Sunday, September 25th, 2016

British Culinary Adventures: Making a Steak and Kidney Pie

13

Despite all the stereotypes about British food, don’t be fooled — the Brits do comfort food spectacularly well.  It’s all about the weather.  On the Northumbria coast and country, far up in chilly, wind-swept northeastern England, do you really think the Geordies crave ahi tuna and avocado salads? Again, it’s Northumbria, not southern California.

Of course not!  They want food that will stick to their ribs and keep them warm.  Hence, the steak and kidney pie, a classic British staple.

Up until this past spring, I thought the “kidney” in steak and kidney pie referred to kidney beans.  And then I went to the grocery store here in Chester and nearly passed out when I saw packages of organs just sitting next to the rump steak.

To make a pie, you must slice the kidneys.

And it is disgusting.

On video:

Ewwww.

The cutting done, it became time to cook.  Dave found this BBC recipe online, and it made a great base — in addition to the steak, lamb kidneys, beef stock and onions, he added red wine, carrots, and mushrooms, which really filled out the pie well.

Turns out that making a steak and kidney pie takes a LONG time.  After browning the meat, then browning the kidneys, it still has to simmer for an hour and a half — then you pour it into the pie pan, top it with pastry dough, and THEN you bake it for another 40 minutes!

The end result (which we ate about three hours after we stopped cooking):

Hell yeah.  A pie this good-looking could be served anywhere in Britain — from chic restaurants in upscale Essex to dining room tables in Northumbria cottages in the northeast.

Served on a plate:

It was damn good.  Dave said it was the best steak and kidney he’s had — anywhere.

As for the kidneys, how did they taste?  Good, but strange.  Kidneys taste meaty, but different — like a dark, rich meat the likes of which I’d never experienced.

I will continue my offal adventures, and I’m sure that soon enough, I will be chopping and cooking kidneys with greater ease.

If you cook with puff pastry, chances are you’ll have some dough left over after trimming off the excess.

So put it to good use!  We made nutella-filled turnovers topped with cinnamon, sugar and a bit of nutmeg!

So that marks my first time trying my hand at a traditional British dish (besides a bacon sarnie, of course).

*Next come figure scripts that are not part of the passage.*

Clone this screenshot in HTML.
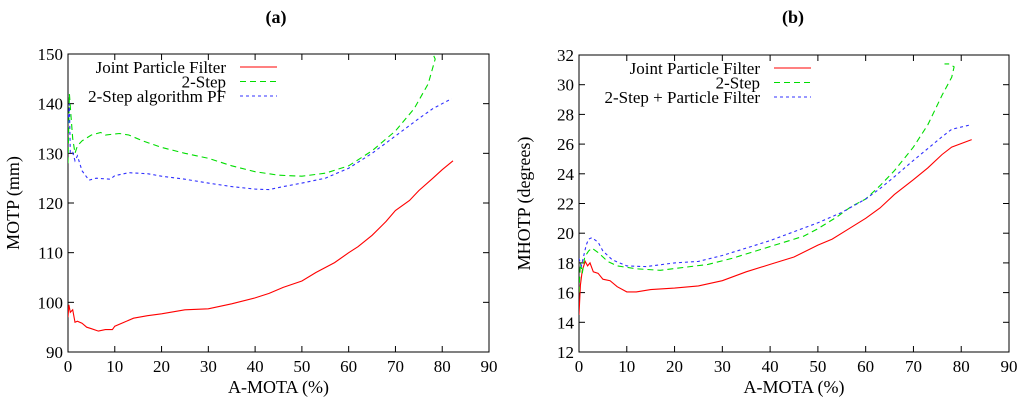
<!DOCTYPE html>
<html><head><meta charset="utf-8">
<style>
body{margin:0;background:#fff;}
svg{display:block;}
svg text{font-family:"Liberation Serif","DejaVu Serif",serif;}
</style></head>
<body>
<svg id="chart" width="1024" height="400" viewBox="0 0 1024 400">
<text x="276" y="23" text-anchor="middle" font-weight="bold" font-size="18" font-family="Liberation Serif, DejaVu Serif, serif">(a)</text>
<text x="793" y="23" text-anchor="middle" font-weight="bold" font-size="18" font-family="Liberation Serif, DejaVu Serif, serif">(b)</text>
</svg>
<script>
const xTicks=[0,10,20,30,40,50,60,70,80,90];
const yTicksA=[90,100,110,120,130,140,150];
const yTicksB=[12,14,16,18,20,22,24,26,28,30,32];
const seriesNamesA=["Joint Particle Filter","2-Step","2-Step algorithm PF"];
const seriesNamesB=["Joint Particle Filter","2-Step","2-Step + Particle Filter"];
const aRedX=[0,0.2,0.5,1,1.5,2,3,4,5,6.5,8,9.5,10,12,14,17,20,25,30,35,40,43,46,50,53,57,60,62,65,68,70,73,75,78,80,82.3];
const aRedY=[97,99.5,98,98.5,96,96.2,95.8,95,94.7,94.2,94.5,94.5,95.2,96,96.8,97.3,97.7,98.5,98.7,99.7,100.9,101.8,103,104.3,106,108,110,111.2,113.5,116.3,118.5,120.5,122.5,125,126.7,128.5];
const aGreenX=[0,0.3,0.6,1,1.5,2,3,5,7,8,11,13,16,20,25,30,35,40,45,50,55,60,65,70,74,77,78.5,78];
const aGreenY=[128,142,138,133,130,131.5,132.5,133.7,134.2,133.7,134,133.7,132.5,131.2,130,129,127.5,126.3,125.6,125.4,126,127.5,130.5,134.5,139,144,149,150];
const aBlueX=[0,0.3,0.5,1,1.5,2,3,4.5,6,9,10,13,17,20,25,30,35,40,43,46,50,55,60,65,70,75,78,82];
const aBlueY=[136,140,130,130.2,128.5,129.5,126.5,124.6,125,124.8,125.5,126.1,125.9,125.4,124.8,124,123.3,122.8,122.7,123.3,124,125,127,130,133.5,137,139,141];
const bRedX=[0,0.3,0.7,1.3,1.8,2.3,3,4,5,6.5,8,10,12,15,20,25,30,35,40,45,50,53,56,60,63,66,70,73,76,78,82.2];
const bRedY=[14.5,16.5,17.5,18.1,17.8,18,17.4,17.3,16.9,16.8,16.4,16.05,16.05,16.2,16.3,16.45,16.8,17.4,17.9,18.4,19.2,19.6,20.2,21,21.7,22.6,23.6,24.4,25.3,25.8,26.3];
const bGreenX=[0,0.3,0.7,1.2,2,2.7,4,6,8,12,17,22,27,32,37,42,47,50,54,57,60,63,66,70,73,76,78,78.5,77.5,76.5];
const bGreenY=[16,18,17.3,18.4,18.8,19,18.7,18.1,17.8,17.6,17.5,17.7,17.9,18.3,18.8,19.3,19.8,20.3,21.1,21.8,22.3,23.2,24.2,25.8,27.3,29.3,30.5,31.2,31.4,31.4];
const bBlueX=[0,0.5,1,1.5,2,2.7,4,5,7,10,14,20,25,30,35,40,45,50,55,60,63,66,70,73,76,78,82];
const bBlueY=[18.3,17.8,18.5,19.2,19.6,19.7,19.4,18.8,18.2,17.8,17.75,18,18.1,18.5,19,19.5,20.1,20.7,21.4,22.3,23,23.8,24.9,25.7,26.5,27,27.3];

const NS="http://www.w3.org/2000/svg";
const svg=document.getElementById('chart');
const FF="Liberation Serif, DejaVu Serif, serif";
function mk(tag,attrs,parent){const e=document.createElementNS(NS,tag);for(const k in attrs)e.setAttribute(k,attrs[k]);if(tag==='text')e.setAttribute('font-family',FF);(parent||svg).appendChild(e);return e;}
const styles=[{c:"#ff0000",d:""},{c:"#00dd00",d:"6,4"},{c:"#3030ff",d:"3,3"}];

function panel(id,box,yTicks,yLabel,names,series){
  const g=mk('g',{});
  
  
  const y0=yTicks[0],y1=yTicks[yTicks.length-1];
  const sx=v=>box.l+(v-0)/(90-0)*(box.r-box.l);
  const sy=v=>box.b-(v-y0)/(y1-y0)*(box.b-box.t);
  const frame=mk('rect',{x:box.l,y:box.t,width:box.r-box.l,height:box.b-box.t,fill:'none',stroke:'#000','stroke-width':1},g);
  
  
  xTicks.forEach(v=>{
    const x=sx(v);
    mk('line',{x1:x,x2:x,y1:box.b,y2:box.b-6,stroke:'#000'},g);
    mk('line',{x1:x,x2:x,y1:box.t,y2:box.t+6,stroke:'#000'},g);
    const t=mk('text',{x:x,y:box.b+20,'text-anchor':'middle','font-size':17},g);
    t.textContent=v;
    
    
  });
  yTicks.forEach(v=>{
    const y=sy(v);
    mk('line',{x1:box.l,x2:box.l+6,y1:y,y2:y,stroke:'#000'},g);
    mk('line',{x1:box.r,x2:box.r-6,y1:y,y2:y,stroke:'#000'},g);
    const t=mk('text',{x:box.l-5,y:y+6,'text-anchor':'end','font-size':17},g);
    t.textContent=v;
    
    
  });
  const xt=mk('text',{x:(box.l+box.r)/2,y:box.b+41,'text-anchor':'middle','font-size':18},g);
  xt.textContent='A-MOTA (%)';
  
  
  const yt=mk('text',{x:0,y:0,'text-anchor':'middle','font-size':18,transform:`translate(${box.l-49},${(box.t+box.b)/2}) rotate(-90)`},g);
  yt.textContent=yLabel;
  
  
  const clip=mk('clipPath',{id:'clip'+id},g);
  mk('rect',{x:box.l,y:box.t-1,width:box.r-box.l,height:box.b-box.t+2},clip);
  series.forEach((s,i)=>{
    const pts=s[0].map((xv,j)=>sx(xv).toFixed(1)+','+sy(s[1][j]).toFixed(1)).join(' ');
    const p=mk('polyline',{points:pts,fill:'none',stroke:styles[i].c,'stroke-width':1.1,'stroke-dasharray':styles[i].d,'clip-path':`url(#clip${id})`},g);
    
    
    const ly=box.t+13+i*14.5;
    const lt=mk('text',{x:box.legX,y:ly+6,'text-anchor':'end','font-size':17},g);
    lt.textContent=names[i];
    
    
    const ll=mk('line',{x1:box.legX+14,x2:box.legX+51,y1:ly,y2:ly,stroke:styles[i].c,'stroke-width':1.1,'stroke-dasharray':styles[i].d},g);
    
    
  });
}
panel('a',{l:68,r:489,t:54,b:352,legX:226},yTicksA,'MOTP (mm)',seriesNamesA,[[aRedX,aRedY],[aGreenX,aGreenY],[aBlueX,aBlueY]]);
panel('b',{l:579,r:1009,t:55,b:352,legX:760},yTicksB,'MHOTP (degrees)',seriesNamesB,[[bRedX,bRedY],[bGreenX,bGreenY],[bBlueX,bBlueY]]);
</script>
</body></html>
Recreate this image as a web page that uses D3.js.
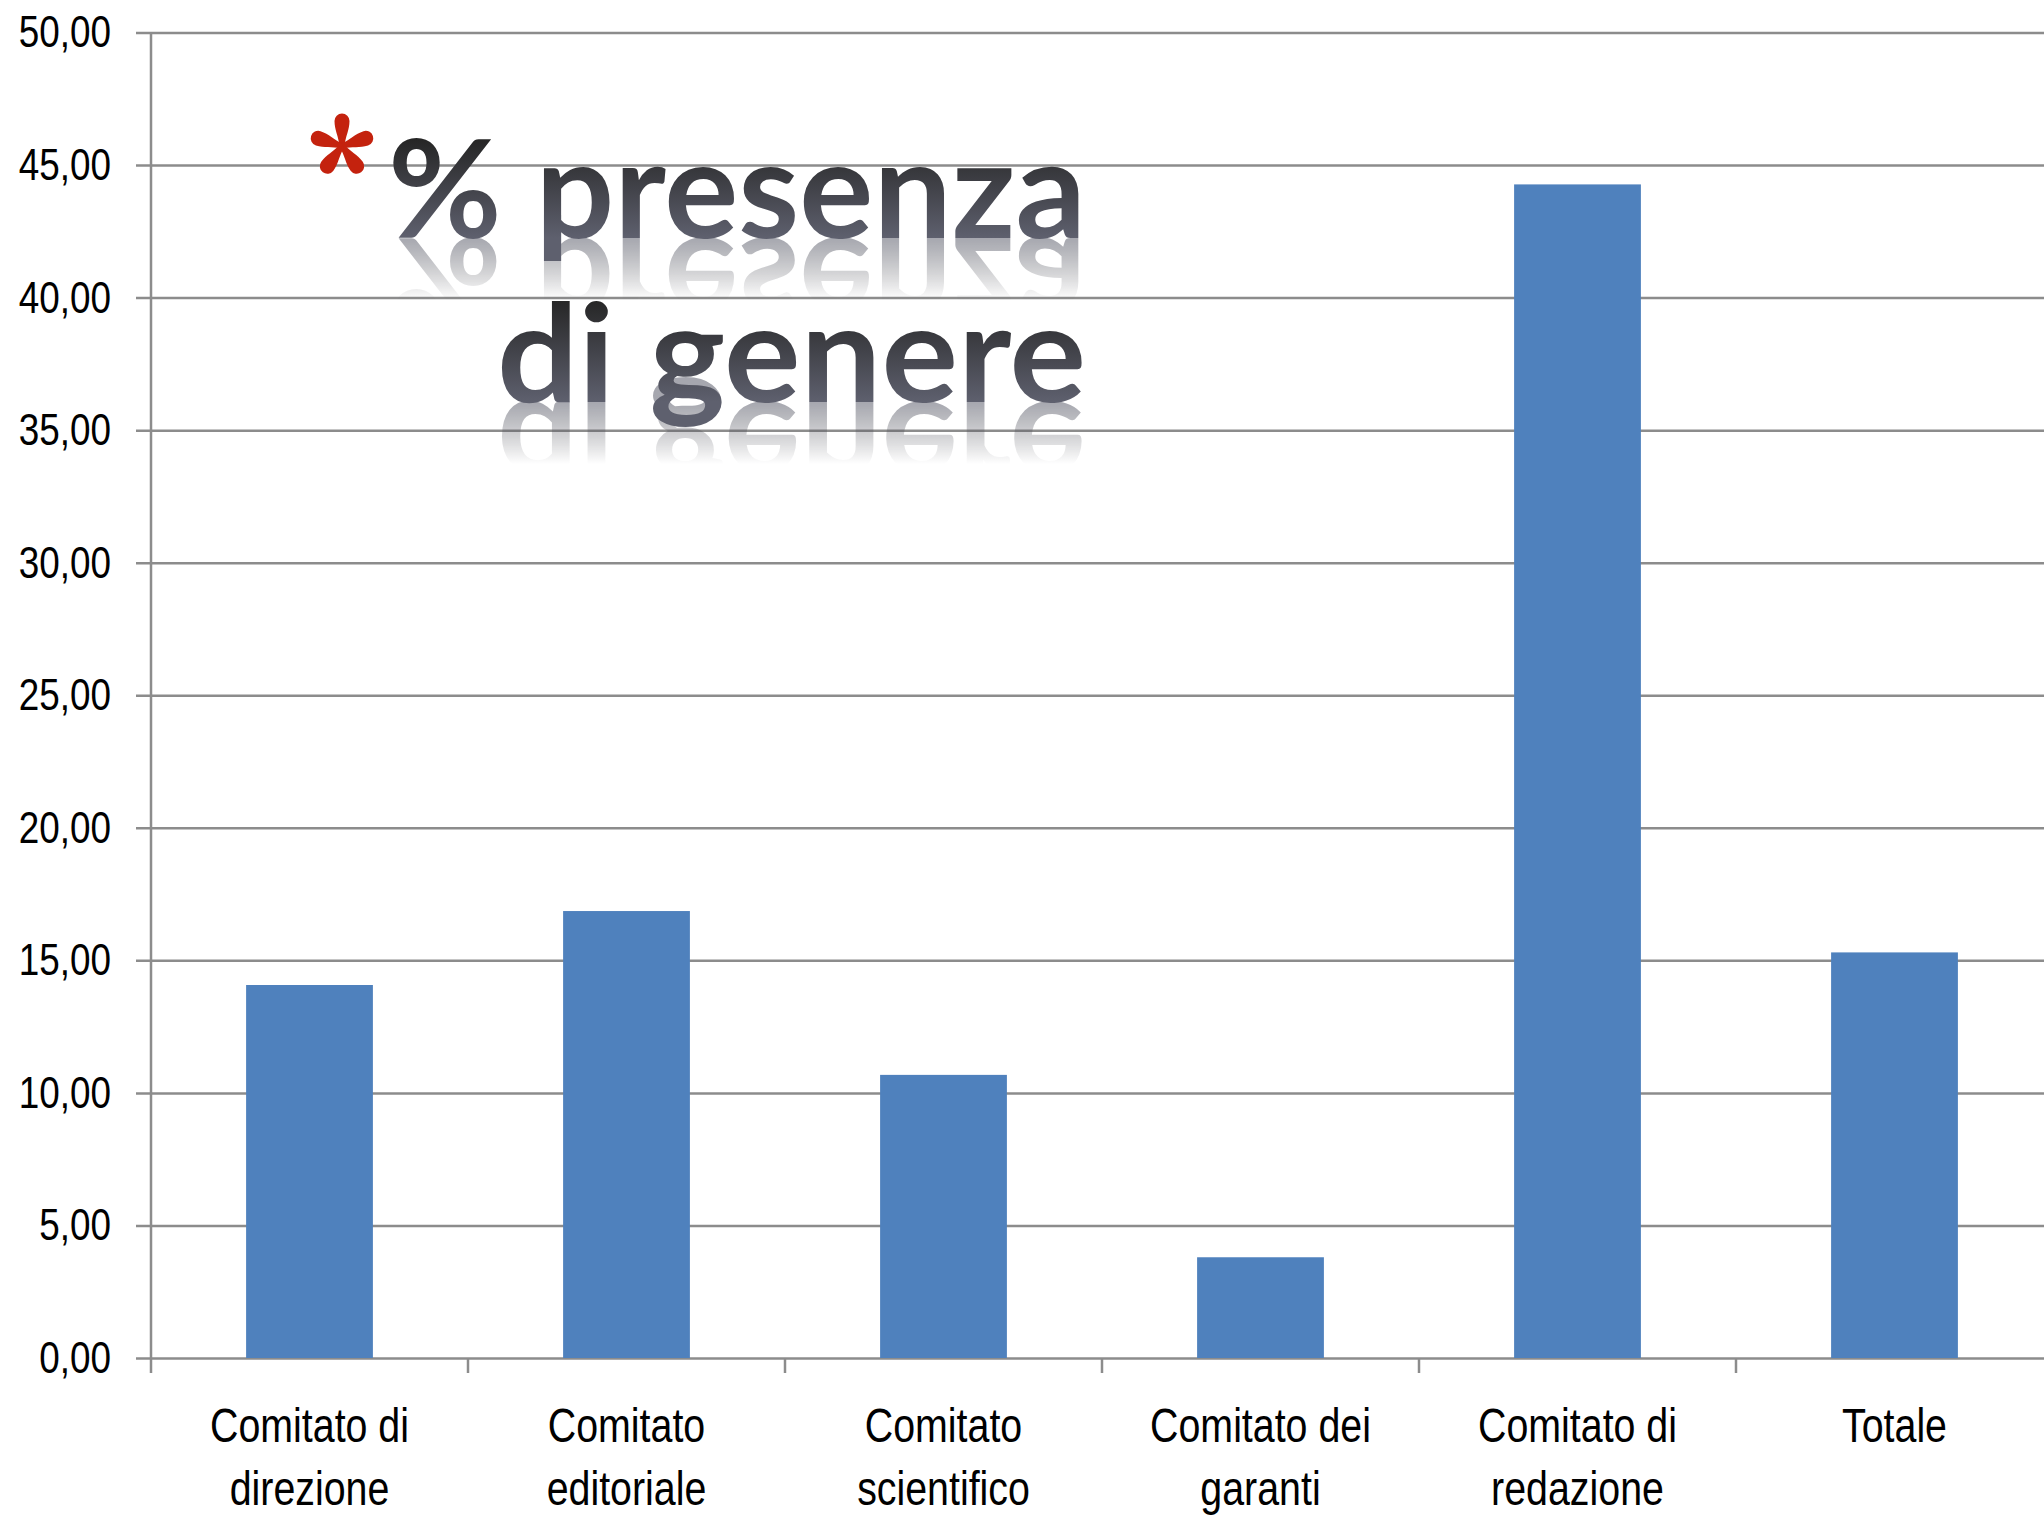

I’ll get back to you in a few months after we’ve each gained 20 pounds for eating like this.

Comments

13 Responses to “British Culinary Adventures: Making a Steak and Kidney Pie”
  1. Kerry says:

    You will have to try make scones with clotted cream next 🙂

    I was so excited to be able to get Sunday Roast every week when I moved here (Yorkshire pudding with gravy is my absolute FAVOURITE) Then I worked out how to do it myself and I can make a much better version than any of the pubs near where I am 🙂 Gastro pub food and a glass of red wine is still the best for lazy Sundays though!

  2. Jo says:

    Looks good. I live in Italy now, and I miss British cooking so much. People rave about Italian food, but after a while you just want the stuff you grew up with. Great post (although I think most of your British readers will be suppressing snorts at ‘upscale Essex’ :p)

  3. jill says:

    The kidney pie looks yummy. Just a bit of a cooking tip. Remember to eggwash the crust before baking and put a couple of slits in top’ so pie can breath while it bubbles. Enjoy. Looking forward to more comfort food.

  4. jamie says:

    looks yum! and is that chilean wine in the background – it looks like you used it as a rolling pin. nice 🙂

  5. Annie says:

    Seriously weird using real kidneys but I’m sure that they use them for a reason!

    I love that you are trying your hand at cooking traditional British food while you are there, I have always wanted to do the same and never feel like I have a kitchen space that is mine (probably just an excuse since I’m not a very good cook!) living with others.

    Hopefully in a few months we’ll be in a better apartment and I can get my hands on some ‘roo and croc meat for summer barbies! ;P

    Keep it up, I want to read about it!

  6. Andy says:

    Try a nice pan of scouse kate, dead easy to make and its boss, perfect for the winter, don’t forget the red cabbage or sliced beetroot to go on top!

  7. I love a good British pie, but I’ve never actually tried steak and kidney because the idea of kidneys always grossed me out as a kid. Now that I’m a grown up, I’d probably like it, but I can’t quite get past the childhood ick factor. Yours looks delicious though, and that dessert sounds just as good!